Eritrean women can hardly afford to be divided along similar divisive lines, where such divisions are delicately held together. I am not saying we are there, but if we don’t be cognizant of this fault-line, it will forever hamper us from making the much-needed progress that we want to make as we wish to change the mindset that has deeply held cultural and patriarchal roots.

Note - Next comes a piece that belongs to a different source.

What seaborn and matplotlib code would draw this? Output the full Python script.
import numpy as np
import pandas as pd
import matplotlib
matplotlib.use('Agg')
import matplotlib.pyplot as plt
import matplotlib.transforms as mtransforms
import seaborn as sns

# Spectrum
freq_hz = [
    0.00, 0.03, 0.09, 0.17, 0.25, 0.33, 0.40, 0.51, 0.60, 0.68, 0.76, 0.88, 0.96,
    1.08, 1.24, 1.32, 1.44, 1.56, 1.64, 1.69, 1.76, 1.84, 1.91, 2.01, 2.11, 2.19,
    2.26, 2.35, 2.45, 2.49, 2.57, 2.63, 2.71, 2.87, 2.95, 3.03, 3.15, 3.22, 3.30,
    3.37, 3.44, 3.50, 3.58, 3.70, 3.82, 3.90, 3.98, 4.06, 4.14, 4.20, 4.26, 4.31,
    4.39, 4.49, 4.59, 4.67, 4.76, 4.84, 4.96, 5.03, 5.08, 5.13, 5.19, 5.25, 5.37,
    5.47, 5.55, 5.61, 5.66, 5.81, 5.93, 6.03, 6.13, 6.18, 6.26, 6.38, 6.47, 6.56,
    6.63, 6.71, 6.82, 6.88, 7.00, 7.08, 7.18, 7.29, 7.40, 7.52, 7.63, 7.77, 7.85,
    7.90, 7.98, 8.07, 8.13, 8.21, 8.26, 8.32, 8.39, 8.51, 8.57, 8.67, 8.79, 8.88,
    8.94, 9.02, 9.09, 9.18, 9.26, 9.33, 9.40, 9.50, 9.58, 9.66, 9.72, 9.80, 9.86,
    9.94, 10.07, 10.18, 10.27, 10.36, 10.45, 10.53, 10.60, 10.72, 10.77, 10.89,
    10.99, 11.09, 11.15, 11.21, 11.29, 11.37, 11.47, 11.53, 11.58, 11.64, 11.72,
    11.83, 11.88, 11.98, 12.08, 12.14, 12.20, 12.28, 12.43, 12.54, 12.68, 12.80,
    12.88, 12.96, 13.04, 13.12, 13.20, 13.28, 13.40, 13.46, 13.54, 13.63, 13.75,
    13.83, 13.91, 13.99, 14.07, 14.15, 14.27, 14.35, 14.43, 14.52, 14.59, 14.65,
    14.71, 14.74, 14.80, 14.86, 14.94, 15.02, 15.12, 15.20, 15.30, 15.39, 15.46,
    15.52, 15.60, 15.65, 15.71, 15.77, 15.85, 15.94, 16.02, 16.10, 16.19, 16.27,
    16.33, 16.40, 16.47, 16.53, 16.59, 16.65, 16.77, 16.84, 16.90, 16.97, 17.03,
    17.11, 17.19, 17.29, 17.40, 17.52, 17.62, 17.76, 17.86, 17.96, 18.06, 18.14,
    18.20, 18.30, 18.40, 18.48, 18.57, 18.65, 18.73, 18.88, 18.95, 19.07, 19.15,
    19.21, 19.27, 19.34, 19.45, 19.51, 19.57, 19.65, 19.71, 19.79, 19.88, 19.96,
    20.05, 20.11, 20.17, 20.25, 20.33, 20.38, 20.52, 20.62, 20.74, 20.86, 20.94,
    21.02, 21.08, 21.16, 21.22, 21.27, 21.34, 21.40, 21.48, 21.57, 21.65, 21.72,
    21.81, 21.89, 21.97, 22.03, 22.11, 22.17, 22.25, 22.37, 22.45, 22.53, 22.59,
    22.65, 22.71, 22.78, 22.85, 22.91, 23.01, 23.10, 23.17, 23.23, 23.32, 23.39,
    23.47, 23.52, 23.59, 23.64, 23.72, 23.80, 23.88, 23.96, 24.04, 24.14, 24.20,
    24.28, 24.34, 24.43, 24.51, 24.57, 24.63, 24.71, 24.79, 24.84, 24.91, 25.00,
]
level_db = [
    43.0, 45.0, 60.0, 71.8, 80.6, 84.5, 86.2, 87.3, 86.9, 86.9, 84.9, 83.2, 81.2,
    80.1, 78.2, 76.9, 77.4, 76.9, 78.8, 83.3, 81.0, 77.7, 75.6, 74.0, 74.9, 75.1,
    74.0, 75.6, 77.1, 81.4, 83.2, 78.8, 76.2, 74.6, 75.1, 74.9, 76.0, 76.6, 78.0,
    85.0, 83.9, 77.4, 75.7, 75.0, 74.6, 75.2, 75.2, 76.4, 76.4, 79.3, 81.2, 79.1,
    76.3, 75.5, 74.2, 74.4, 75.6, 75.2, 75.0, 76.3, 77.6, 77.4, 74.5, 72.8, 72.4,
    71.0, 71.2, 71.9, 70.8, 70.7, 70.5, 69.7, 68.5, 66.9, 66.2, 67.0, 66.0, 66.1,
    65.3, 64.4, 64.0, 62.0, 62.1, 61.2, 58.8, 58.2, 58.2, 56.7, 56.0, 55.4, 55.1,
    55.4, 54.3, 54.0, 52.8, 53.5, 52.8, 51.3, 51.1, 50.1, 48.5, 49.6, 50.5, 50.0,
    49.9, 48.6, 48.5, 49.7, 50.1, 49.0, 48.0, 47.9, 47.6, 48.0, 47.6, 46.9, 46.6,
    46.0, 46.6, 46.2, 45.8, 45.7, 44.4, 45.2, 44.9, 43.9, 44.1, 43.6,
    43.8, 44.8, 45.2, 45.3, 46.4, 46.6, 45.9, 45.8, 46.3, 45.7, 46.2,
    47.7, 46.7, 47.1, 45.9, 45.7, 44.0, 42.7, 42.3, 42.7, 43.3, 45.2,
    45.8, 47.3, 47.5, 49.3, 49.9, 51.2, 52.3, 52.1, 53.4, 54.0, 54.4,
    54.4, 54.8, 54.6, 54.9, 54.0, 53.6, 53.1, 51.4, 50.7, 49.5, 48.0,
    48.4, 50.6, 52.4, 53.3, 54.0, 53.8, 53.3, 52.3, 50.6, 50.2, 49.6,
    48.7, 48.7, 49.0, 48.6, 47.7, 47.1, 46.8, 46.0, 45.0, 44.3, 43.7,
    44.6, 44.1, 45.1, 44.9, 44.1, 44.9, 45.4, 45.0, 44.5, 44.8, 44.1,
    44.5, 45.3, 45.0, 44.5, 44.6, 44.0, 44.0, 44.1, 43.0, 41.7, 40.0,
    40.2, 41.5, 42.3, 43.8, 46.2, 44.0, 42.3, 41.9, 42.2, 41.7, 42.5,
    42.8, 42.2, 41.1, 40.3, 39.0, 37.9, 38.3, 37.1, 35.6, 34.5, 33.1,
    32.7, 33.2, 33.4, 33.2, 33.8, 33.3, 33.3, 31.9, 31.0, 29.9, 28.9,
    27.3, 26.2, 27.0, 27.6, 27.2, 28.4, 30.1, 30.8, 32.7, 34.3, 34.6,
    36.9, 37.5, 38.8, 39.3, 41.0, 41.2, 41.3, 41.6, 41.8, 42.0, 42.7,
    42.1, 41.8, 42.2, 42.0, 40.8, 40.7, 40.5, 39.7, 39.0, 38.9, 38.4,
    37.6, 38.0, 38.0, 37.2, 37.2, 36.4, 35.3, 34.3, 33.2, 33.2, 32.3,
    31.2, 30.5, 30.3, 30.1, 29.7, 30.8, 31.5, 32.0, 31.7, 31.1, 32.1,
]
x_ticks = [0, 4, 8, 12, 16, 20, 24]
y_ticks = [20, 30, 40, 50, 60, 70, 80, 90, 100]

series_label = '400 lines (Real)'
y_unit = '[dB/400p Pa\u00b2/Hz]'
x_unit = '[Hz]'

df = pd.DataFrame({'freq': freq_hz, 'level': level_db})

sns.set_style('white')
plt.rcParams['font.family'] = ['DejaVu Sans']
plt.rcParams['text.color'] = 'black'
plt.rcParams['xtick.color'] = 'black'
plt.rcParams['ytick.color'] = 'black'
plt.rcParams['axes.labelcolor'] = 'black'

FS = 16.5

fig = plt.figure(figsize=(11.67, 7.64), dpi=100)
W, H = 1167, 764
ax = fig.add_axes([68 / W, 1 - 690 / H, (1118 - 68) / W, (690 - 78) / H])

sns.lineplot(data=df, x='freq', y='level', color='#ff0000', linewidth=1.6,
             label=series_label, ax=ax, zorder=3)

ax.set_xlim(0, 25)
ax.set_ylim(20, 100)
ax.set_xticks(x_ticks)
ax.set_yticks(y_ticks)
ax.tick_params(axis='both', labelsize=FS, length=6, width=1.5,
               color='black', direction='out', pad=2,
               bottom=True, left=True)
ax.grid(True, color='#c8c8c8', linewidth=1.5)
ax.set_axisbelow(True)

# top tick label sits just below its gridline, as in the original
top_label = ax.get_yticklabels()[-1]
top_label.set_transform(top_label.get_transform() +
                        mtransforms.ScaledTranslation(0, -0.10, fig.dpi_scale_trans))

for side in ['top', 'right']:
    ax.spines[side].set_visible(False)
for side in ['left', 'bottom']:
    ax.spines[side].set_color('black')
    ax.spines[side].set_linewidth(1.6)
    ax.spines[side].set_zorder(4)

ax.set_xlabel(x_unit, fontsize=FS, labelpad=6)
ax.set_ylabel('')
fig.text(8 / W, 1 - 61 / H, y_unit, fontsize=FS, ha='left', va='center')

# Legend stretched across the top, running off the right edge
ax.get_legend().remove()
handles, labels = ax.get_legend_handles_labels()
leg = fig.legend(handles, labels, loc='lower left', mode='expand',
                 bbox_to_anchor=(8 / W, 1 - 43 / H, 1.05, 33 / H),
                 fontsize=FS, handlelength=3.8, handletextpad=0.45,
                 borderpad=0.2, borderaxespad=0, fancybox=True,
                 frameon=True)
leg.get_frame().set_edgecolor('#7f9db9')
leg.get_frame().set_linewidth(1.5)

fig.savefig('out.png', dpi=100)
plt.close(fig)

Like many Afro European women, we are citizens of several countries, nevertheless, we are women who care deeply about our people/women in Eritrea. The Eritrean women contributed and participated as other Eritreans in the struggle for independence. During the war of independence, all Eritreans overlooking their religious, ethnic and regional differences fought together against a common enemy. In the process, strong bonds of trust were developed. However, in the post-independence period, the exclusion of women from the political power structure in various civil and political organizations has had a very negative impact on the relations between the groups that support different political enclaves. The later affected us on different levels and as women, we should empower ourselves and by extension, the rest of our society.
For this to happen, however, we must find common ground that we can all agree upon so as to overcome our dysfunctional ways. Duplication and replications have been our folly in every attempt that we undertake: In civic/civil societies, in humanitarian work, in the political landscape, the proliferation of Eritreans wanting to do something about the plight of their sisters and brothers, about their countrywomen and countrymen while impressive, it must be curbed down. Our efforts are not being maximized if we keep on replicating the very work that many others are doing. We must find a way of working together. Let this event that just passed be the beginning. Let this be a turning point toward working together, toward a common goal: To alleviate the pain being endured by Eritrean women/men abroad and inside the country. If we do a good job as women and men, namely by working together and by recognizing each other’s pain we can achieve what has been impossible in Eritrea and the diaspora.